- **TO BE DONE**
Track down each line that has the word "draw" and copy it.

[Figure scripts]
○ ○ ○ ○ ○ ○ ○

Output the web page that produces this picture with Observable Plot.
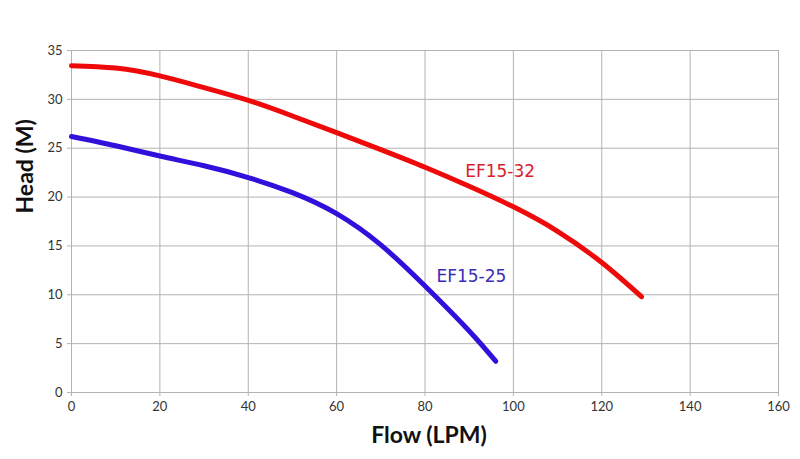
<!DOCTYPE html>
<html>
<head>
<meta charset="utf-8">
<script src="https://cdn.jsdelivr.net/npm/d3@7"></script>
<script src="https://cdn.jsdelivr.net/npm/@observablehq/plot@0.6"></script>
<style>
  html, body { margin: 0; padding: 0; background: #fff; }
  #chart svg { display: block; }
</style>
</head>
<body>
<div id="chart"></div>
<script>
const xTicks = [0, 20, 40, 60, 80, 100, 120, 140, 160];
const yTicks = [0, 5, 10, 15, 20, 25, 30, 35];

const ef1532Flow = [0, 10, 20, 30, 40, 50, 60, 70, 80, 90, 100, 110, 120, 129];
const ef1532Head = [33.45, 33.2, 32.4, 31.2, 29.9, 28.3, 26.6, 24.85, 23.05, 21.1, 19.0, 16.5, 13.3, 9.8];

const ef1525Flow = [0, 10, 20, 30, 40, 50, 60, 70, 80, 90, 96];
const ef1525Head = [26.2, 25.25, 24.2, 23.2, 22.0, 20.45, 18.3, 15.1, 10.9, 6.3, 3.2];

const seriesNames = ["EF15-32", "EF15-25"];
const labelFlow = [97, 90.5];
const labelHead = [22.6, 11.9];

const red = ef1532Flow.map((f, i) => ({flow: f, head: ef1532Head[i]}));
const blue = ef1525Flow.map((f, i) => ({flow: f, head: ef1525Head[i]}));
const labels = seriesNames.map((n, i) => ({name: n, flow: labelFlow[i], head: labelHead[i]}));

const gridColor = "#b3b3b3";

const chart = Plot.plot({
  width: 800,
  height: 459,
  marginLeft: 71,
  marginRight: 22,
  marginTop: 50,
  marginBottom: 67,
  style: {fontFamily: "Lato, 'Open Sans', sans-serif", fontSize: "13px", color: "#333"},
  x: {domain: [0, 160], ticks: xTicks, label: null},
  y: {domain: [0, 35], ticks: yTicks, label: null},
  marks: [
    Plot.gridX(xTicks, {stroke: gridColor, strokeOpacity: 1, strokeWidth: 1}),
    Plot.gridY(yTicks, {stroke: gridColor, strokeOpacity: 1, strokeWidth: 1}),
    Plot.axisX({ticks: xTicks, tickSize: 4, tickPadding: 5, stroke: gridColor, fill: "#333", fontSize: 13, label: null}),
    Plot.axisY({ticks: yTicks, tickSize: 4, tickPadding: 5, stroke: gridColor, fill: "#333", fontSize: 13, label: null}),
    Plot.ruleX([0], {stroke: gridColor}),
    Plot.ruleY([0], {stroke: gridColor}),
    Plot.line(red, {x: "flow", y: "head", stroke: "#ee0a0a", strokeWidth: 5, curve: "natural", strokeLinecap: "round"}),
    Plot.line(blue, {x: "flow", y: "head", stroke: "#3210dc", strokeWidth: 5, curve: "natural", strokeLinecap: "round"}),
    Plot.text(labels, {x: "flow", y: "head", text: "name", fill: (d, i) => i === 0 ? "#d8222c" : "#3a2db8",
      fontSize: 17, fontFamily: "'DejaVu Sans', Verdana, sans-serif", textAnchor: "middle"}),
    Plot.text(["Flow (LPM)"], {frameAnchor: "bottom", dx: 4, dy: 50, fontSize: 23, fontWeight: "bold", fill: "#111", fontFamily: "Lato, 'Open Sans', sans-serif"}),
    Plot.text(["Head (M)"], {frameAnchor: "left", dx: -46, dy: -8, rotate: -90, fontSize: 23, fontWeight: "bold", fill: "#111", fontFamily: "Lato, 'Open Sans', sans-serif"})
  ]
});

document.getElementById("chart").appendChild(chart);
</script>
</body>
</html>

○ ○ ○ ○ ○ ○ ○

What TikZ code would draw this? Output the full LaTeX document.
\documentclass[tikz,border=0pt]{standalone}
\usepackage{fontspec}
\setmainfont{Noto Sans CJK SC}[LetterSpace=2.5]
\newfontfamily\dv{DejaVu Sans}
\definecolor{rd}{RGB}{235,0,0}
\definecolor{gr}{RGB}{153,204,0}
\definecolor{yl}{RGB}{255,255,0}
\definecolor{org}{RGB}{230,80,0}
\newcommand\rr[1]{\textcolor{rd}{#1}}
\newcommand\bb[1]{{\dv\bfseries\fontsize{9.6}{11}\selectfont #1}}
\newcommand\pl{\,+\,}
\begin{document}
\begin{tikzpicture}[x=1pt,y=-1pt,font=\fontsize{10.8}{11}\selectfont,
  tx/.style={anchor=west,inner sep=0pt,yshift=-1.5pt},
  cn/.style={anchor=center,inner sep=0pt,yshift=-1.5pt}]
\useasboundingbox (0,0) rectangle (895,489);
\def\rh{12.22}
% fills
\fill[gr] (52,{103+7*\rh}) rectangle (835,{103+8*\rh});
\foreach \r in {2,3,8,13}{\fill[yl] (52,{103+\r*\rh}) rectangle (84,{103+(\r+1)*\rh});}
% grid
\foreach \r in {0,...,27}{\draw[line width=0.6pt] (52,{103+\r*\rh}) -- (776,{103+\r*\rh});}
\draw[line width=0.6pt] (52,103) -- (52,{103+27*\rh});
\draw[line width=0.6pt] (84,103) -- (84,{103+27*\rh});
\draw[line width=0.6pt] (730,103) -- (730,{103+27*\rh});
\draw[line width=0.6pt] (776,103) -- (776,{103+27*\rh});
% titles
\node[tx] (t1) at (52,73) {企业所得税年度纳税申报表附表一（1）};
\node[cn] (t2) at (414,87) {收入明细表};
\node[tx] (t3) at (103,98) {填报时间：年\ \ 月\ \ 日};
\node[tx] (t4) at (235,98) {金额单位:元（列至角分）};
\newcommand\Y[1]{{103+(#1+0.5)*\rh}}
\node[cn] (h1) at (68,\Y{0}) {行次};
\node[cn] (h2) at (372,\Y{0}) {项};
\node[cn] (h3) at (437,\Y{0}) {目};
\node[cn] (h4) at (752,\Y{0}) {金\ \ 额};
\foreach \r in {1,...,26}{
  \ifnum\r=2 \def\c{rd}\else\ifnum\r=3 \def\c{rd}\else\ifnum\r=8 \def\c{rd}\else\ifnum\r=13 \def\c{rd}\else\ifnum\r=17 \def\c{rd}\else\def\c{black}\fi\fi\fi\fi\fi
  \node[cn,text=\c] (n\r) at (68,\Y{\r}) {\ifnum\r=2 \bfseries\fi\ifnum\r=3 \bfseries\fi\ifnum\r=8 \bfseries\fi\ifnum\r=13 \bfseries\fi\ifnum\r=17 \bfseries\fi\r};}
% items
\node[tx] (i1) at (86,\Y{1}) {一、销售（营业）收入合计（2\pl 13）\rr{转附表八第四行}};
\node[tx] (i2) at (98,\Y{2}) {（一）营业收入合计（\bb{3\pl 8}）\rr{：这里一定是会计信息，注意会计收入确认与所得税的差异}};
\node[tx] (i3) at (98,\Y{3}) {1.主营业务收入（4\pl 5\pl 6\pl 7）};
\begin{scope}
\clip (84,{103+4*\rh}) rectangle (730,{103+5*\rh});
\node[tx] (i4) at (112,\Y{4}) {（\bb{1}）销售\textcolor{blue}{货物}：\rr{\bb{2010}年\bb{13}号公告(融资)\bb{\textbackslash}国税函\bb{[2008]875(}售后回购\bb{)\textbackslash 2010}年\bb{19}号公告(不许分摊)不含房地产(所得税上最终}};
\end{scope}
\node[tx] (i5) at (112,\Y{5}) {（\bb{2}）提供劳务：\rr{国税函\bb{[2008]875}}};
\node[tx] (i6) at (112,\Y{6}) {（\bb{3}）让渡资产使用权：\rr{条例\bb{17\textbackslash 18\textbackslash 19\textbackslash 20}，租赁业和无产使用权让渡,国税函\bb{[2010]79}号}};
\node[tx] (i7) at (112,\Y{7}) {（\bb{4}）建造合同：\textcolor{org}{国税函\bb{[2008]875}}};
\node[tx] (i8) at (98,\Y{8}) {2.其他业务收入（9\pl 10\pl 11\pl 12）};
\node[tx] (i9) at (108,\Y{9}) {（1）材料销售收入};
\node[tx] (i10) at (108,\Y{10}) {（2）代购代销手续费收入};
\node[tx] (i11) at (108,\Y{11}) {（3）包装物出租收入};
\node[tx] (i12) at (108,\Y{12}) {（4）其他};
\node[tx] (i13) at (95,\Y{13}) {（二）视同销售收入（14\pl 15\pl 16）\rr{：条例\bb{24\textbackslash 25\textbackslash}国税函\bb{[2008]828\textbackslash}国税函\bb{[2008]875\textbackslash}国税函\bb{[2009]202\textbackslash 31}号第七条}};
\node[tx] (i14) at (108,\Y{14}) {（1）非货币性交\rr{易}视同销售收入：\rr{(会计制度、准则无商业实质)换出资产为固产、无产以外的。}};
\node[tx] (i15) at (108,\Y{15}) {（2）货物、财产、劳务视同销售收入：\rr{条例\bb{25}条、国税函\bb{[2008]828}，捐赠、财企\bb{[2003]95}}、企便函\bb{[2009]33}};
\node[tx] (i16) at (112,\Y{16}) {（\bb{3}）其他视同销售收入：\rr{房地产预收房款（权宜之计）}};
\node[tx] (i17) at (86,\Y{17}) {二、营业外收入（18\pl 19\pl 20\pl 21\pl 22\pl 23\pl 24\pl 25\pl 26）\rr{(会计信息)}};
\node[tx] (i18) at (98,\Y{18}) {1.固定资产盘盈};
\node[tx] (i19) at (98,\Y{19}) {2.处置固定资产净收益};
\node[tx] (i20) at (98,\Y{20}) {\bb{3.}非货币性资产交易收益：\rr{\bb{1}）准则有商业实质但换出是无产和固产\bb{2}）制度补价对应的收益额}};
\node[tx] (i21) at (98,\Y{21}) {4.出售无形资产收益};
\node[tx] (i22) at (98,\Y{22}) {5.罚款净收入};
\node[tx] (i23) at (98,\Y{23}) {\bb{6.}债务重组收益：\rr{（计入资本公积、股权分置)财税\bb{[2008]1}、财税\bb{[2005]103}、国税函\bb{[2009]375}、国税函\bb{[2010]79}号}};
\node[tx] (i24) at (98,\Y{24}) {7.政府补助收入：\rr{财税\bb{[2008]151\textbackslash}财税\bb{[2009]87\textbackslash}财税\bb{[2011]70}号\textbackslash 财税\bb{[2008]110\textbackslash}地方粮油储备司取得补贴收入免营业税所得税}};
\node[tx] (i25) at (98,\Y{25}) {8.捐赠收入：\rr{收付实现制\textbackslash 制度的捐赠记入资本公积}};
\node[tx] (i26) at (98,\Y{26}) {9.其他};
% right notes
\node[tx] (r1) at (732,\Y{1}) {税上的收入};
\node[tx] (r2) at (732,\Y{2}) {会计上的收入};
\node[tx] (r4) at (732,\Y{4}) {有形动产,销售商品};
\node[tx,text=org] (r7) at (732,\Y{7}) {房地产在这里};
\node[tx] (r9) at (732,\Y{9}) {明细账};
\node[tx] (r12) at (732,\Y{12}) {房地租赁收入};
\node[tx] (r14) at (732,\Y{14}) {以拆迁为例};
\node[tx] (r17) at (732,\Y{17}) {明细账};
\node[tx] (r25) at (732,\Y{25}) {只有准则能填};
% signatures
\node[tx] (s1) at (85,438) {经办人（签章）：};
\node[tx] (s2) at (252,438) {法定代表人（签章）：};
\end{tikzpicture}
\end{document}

○ ○ ○ ○ ○ ○ ○

- **EXERCISE SOLUTION**
What TikZ code would draw this? Output the full LaTeX document.
\foreach \r in {0,...,27}{\draw[line width=0.6pt] (52,{103+\r*\rh}) -- (776,{103+\r*\rh});}
\draw[line width=0.6pt] (52,103) -- (52,{103+27*\rh});
\draw[line width=0.6pt] (84,103) -- (84,{103+27*\rh});
\draw[line width=0.6pt] (730,103) -- (730,{103+27*\rh});
\draw[line width=0.6pt] (776,103) -- (776,{103+27*\rh});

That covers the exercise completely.